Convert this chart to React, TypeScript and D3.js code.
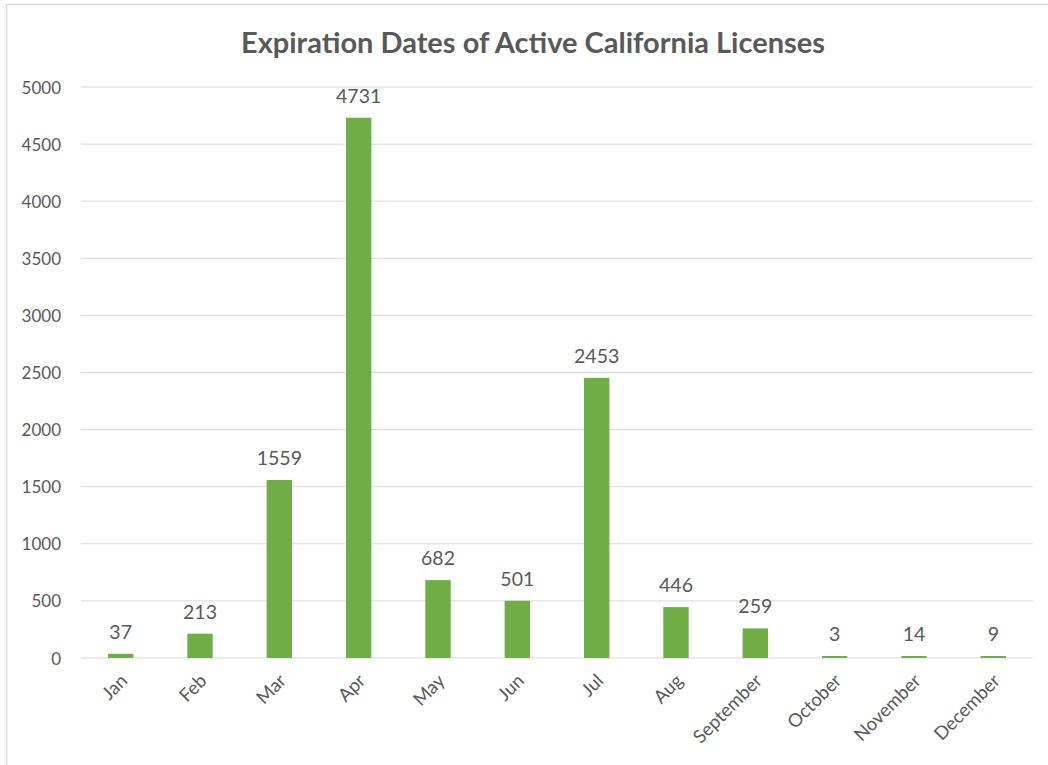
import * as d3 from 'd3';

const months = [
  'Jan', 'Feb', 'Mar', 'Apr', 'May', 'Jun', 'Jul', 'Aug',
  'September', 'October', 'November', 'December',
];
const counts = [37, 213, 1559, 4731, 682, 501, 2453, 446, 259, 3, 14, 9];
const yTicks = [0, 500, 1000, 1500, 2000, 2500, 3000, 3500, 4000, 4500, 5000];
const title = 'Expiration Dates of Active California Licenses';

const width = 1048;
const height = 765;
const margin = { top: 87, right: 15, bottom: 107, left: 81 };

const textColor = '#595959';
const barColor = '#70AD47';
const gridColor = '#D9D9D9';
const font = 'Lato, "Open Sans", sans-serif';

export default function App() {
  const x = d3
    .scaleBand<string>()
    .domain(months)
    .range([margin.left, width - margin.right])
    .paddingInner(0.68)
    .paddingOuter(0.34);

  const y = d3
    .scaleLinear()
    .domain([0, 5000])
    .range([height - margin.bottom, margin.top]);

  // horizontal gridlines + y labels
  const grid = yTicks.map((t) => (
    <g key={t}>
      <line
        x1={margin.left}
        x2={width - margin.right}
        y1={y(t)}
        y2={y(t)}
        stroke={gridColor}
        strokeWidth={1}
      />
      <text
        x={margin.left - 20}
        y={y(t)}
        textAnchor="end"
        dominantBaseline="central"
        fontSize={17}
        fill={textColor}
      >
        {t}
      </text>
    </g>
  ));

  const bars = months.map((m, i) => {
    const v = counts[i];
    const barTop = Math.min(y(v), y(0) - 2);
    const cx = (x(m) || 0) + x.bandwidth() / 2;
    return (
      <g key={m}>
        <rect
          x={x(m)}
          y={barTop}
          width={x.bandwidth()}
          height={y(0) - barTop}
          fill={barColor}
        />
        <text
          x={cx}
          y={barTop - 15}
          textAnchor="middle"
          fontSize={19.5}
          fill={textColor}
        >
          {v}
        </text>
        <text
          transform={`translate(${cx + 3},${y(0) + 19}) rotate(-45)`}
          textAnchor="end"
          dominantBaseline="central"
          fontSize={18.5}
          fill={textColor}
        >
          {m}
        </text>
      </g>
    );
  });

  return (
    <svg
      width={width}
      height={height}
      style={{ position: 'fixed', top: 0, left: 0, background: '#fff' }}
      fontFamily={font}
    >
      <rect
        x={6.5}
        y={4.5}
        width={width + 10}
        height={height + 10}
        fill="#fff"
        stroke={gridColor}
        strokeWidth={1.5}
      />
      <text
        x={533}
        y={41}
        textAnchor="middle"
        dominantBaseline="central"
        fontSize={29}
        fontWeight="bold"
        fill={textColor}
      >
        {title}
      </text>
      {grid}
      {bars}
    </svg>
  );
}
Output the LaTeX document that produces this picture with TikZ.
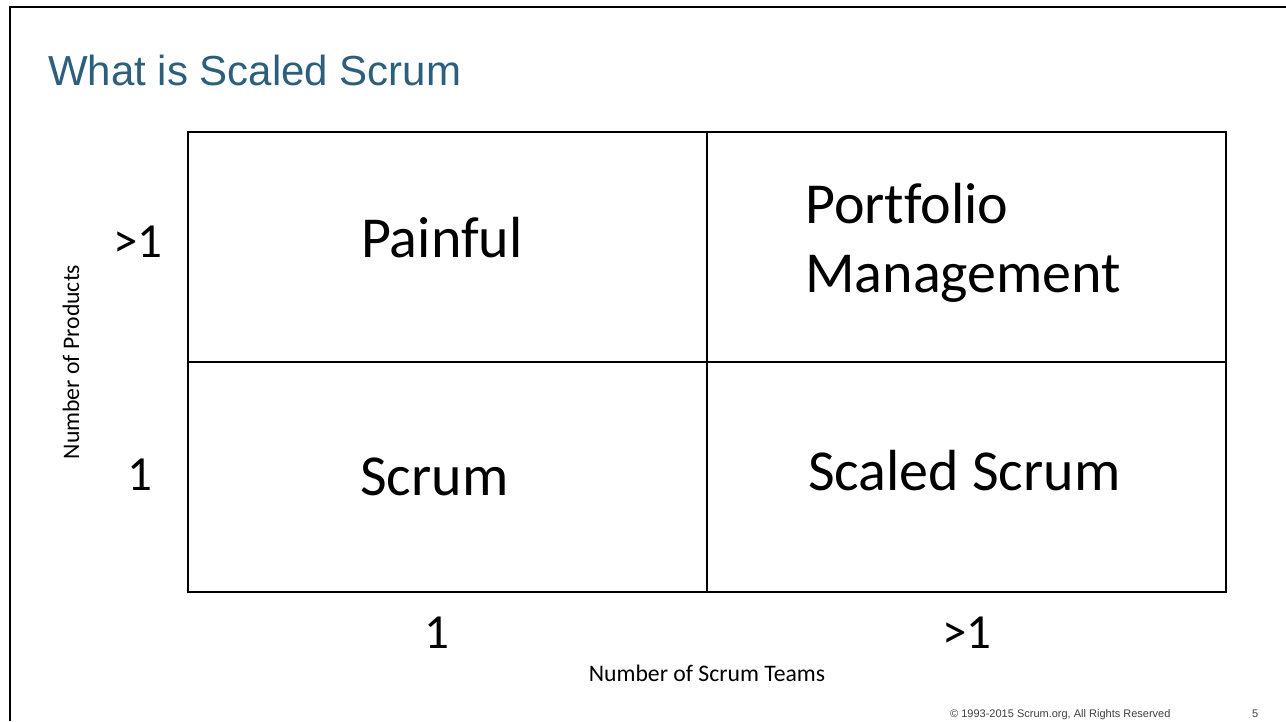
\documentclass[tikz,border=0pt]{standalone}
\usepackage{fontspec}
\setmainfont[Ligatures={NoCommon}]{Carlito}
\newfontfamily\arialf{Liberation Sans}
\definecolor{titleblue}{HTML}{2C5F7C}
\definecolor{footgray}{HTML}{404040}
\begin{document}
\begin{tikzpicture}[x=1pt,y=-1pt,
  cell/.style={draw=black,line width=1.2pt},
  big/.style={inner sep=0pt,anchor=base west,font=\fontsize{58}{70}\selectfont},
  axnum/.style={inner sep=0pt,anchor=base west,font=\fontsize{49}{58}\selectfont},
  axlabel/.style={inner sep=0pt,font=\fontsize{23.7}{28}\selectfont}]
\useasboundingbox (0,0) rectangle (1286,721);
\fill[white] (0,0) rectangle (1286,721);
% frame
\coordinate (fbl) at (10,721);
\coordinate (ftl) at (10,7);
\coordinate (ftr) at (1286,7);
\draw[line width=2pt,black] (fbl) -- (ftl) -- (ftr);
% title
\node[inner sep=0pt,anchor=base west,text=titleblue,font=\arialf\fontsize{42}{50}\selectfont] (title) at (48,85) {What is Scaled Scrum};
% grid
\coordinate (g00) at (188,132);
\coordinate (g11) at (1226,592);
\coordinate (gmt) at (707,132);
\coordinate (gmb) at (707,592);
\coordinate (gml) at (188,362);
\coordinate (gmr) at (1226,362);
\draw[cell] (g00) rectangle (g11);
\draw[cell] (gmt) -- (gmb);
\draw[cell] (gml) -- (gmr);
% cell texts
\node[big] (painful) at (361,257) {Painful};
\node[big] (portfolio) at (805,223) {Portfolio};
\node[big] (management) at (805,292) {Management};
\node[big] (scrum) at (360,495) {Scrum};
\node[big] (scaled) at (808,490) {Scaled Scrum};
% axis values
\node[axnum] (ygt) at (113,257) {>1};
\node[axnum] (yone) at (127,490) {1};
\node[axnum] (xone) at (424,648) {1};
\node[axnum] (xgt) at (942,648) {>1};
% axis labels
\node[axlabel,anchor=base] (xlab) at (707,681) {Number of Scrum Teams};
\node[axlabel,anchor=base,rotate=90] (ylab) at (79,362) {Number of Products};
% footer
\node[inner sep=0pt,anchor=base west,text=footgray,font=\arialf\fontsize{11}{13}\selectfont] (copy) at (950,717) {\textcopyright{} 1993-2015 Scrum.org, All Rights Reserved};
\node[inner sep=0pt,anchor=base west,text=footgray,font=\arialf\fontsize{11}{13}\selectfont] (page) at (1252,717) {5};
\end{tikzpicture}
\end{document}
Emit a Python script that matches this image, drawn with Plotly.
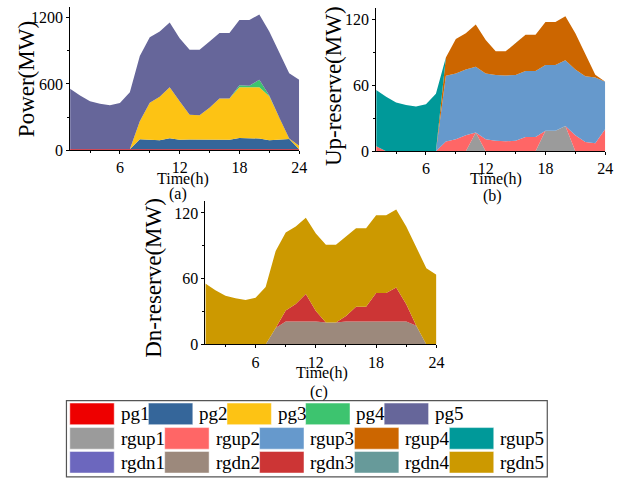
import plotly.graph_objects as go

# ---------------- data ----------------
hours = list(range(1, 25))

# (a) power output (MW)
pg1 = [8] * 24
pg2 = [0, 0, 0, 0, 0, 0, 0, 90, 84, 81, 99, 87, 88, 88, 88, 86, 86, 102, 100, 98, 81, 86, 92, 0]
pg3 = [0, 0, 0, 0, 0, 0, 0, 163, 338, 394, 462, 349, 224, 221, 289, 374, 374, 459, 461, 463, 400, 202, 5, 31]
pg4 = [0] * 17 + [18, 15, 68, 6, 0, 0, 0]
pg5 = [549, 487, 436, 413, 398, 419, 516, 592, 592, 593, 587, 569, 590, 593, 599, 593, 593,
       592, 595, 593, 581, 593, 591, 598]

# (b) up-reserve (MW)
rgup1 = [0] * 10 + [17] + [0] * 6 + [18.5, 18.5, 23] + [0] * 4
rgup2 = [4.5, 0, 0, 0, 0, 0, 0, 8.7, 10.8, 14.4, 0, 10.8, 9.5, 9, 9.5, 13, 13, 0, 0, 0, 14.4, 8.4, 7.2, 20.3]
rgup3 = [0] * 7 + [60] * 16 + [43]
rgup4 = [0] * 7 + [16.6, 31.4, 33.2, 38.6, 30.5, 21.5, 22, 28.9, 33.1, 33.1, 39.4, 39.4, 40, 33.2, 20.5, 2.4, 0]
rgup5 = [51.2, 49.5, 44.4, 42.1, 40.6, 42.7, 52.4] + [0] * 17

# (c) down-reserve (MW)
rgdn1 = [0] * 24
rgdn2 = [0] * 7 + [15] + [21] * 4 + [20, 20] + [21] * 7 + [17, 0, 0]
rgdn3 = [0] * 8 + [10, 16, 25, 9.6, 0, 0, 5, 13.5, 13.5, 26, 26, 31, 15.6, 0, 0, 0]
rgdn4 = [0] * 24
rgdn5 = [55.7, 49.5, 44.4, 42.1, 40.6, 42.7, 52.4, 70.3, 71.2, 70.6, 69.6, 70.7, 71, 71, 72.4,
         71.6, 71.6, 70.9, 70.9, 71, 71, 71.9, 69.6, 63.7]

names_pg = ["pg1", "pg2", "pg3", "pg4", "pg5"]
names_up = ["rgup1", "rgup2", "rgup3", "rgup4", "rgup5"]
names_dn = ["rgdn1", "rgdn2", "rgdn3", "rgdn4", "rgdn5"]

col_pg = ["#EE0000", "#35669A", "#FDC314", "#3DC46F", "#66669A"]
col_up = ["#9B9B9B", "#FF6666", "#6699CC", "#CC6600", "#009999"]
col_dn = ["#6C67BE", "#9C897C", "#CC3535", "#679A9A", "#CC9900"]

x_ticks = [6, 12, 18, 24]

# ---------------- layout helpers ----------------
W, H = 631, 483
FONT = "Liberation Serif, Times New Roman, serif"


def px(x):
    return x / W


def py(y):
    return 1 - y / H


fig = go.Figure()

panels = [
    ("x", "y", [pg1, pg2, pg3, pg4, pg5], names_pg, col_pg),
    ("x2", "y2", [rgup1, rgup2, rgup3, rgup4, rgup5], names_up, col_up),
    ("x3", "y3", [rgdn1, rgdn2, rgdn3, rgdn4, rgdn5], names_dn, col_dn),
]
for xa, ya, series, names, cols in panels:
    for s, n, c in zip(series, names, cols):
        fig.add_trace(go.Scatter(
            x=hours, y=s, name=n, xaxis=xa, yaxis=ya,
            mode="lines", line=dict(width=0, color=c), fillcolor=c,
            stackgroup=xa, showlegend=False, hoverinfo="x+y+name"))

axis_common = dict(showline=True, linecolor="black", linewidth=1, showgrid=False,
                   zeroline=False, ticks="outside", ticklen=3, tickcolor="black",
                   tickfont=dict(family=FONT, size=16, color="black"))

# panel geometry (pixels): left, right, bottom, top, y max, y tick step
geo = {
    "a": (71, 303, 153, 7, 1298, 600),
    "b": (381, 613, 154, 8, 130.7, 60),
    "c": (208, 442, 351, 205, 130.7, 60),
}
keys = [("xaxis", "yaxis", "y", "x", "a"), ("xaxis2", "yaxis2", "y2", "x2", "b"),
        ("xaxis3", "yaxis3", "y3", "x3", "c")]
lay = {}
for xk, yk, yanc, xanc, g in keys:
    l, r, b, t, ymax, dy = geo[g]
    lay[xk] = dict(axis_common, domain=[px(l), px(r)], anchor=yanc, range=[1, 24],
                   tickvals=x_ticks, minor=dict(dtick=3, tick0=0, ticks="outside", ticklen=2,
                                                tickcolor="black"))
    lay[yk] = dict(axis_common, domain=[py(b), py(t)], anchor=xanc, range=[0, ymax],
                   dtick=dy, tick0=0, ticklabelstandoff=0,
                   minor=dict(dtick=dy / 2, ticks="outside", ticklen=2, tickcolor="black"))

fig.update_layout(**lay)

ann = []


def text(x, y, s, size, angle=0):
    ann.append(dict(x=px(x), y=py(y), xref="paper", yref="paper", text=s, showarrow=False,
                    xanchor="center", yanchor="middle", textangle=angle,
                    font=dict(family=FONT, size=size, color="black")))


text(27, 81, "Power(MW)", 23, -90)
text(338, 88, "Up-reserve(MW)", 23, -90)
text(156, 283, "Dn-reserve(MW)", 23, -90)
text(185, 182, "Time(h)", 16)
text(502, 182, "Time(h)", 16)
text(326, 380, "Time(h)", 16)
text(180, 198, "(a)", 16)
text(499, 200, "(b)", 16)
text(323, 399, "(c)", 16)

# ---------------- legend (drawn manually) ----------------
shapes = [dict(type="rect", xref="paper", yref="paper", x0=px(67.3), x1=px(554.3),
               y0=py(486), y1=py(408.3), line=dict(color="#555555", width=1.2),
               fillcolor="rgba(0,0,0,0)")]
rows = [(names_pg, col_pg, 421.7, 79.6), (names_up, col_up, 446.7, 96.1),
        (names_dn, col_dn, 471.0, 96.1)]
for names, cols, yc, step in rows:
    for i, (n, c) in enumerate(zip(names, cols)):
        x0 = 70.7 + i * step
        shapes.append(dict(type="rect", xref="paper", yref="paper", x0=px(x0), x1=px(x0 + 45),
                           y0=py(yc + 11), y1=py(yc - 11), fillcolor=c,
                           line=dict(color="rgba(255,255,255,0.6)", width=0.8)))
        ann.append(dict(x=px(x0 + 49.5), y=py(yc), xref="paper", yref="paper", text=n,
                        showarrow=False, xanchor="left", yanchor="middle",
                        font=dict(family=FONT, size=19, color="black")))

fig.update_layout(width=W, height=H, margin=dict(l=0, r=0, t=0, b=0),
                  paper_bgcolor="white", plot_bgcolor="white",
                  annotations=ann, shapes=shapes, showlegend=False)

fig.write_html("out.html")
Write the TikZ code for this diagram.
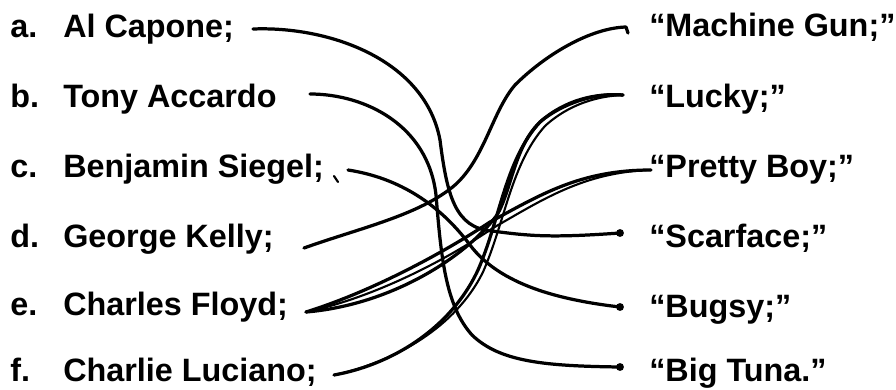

### WHAT TO DO
Go up to the line with "Emit a Python" and retype exactly from there through the line with "Serif, Times New". Leave out pictures.

### SOLUTION TO THIS TASK
Emit a Python script that matches this image, drawn with Plotly.
import plotly.graph_objects as go

# ---------------- data ----------------
hours = list(range(1, 25))

# (a) power output (MW)
pg1 = [8] * 24
pg2 = [0, 0, 0, 0, 0, 0, 0, 90, 84, 81, 99, 87, 88, 88, 88, 86, 86, 102, 100, 98, 81, 86, 92, 0]
pg3 = [0, 0, 0, 0, 0, 0, 0, 163, 338, 394, 462, 349, 224, 221, 289, 374, 374, 459, 461, 463, 400, 202, 5, 31]
pg4 = [0] * 17 + [18, 15, 68, 6, 0, 0, 0]
pg5 = [549, 487, 436, 413, 398, 419, 516, 592, 592, 593, 587, 569, 590, 593, 599, 593, 593,
       592, 595, 593, 581, 593, 591, 598]

# (b) up-reserve (MW)
rgup1 = [0] * 10 + [17] + [0] * 6 + [18.5, 18.5, 23] + [0] * 4
rgup2 = [4.5, 0, 0, 0, 0, 0, 0, 8.7, 10.8, 14.4, 0, 10.8, 9.5, 9, 9.5, 13, 13, 0, 0, 0, 14.4, 8.4, 7.2, 20.3]
rgup3 = [0] * 7 + [60] * 16 + [43]
rgup4 = [0] * 7 + [16.6, 31.4, 33.2, 38.6, 30.5, 21.5, 22, 28.9, 33.1, 33.1, 39.4, 39.4, 40, 33.2, 20.5, 2.4, 0]
rgup5 = [51.2, 49.5, 44.4, 42.1, 40.6, 42.7, 52.4] + [0] * 17

# (c) down-reserve (MW)
rgdn1 = [0] * 24
rgdn2 = [0] * 7 + [15] + [21] * 4 + [20, 20] + [21] * 7 + [17, 0, 0]
rgdn3 = [0] * 8 + [10, 16, 25, 9.6, 0, 0, 5, 13.5, 13.5, 26, 26, 31, 15.6, 0, 0, 0]
rgdn4 = [0] * 24
rgdn5 = [55.7, 49.5, 44.4, 42.1, 40.6, 42.7, 52.4, 70.3, 71.2, 70.6, 69.6, 70.7, 71, 71, 72.4,
         71.6, 71.6, 70.9, 70.9, 71, 71, 71.9, 69.6, 63.7]

names_pg = ["pg1", "pg2", "pg3", "pg4", "pg5"]
names_up = ["rgup1", "rgup2", "rgup3", "rgup4", "rgup5"]
names_dn = ["rgdn1", "rgdn2", "rgdn3", "rgdn4", "rgdn5"]

col_pg = ["#EE0000", "#35669A", "#FDC314", "#3DC46F", "#66669A"]
col_up = ["#9B9B9B", "#FF6666", "#6699CC", "#CC6600", "#009999"]
col_dn = ["#6C67BE", "#9C897C", "#CC3535", "#679A9A", "#CC9900"]

x_ticks = [6, 12, 18, 24]

# ---------------- layout helpers ----------------
W, H = 631, 483
FONT = "Liberation Serif, Times New Roman, serif"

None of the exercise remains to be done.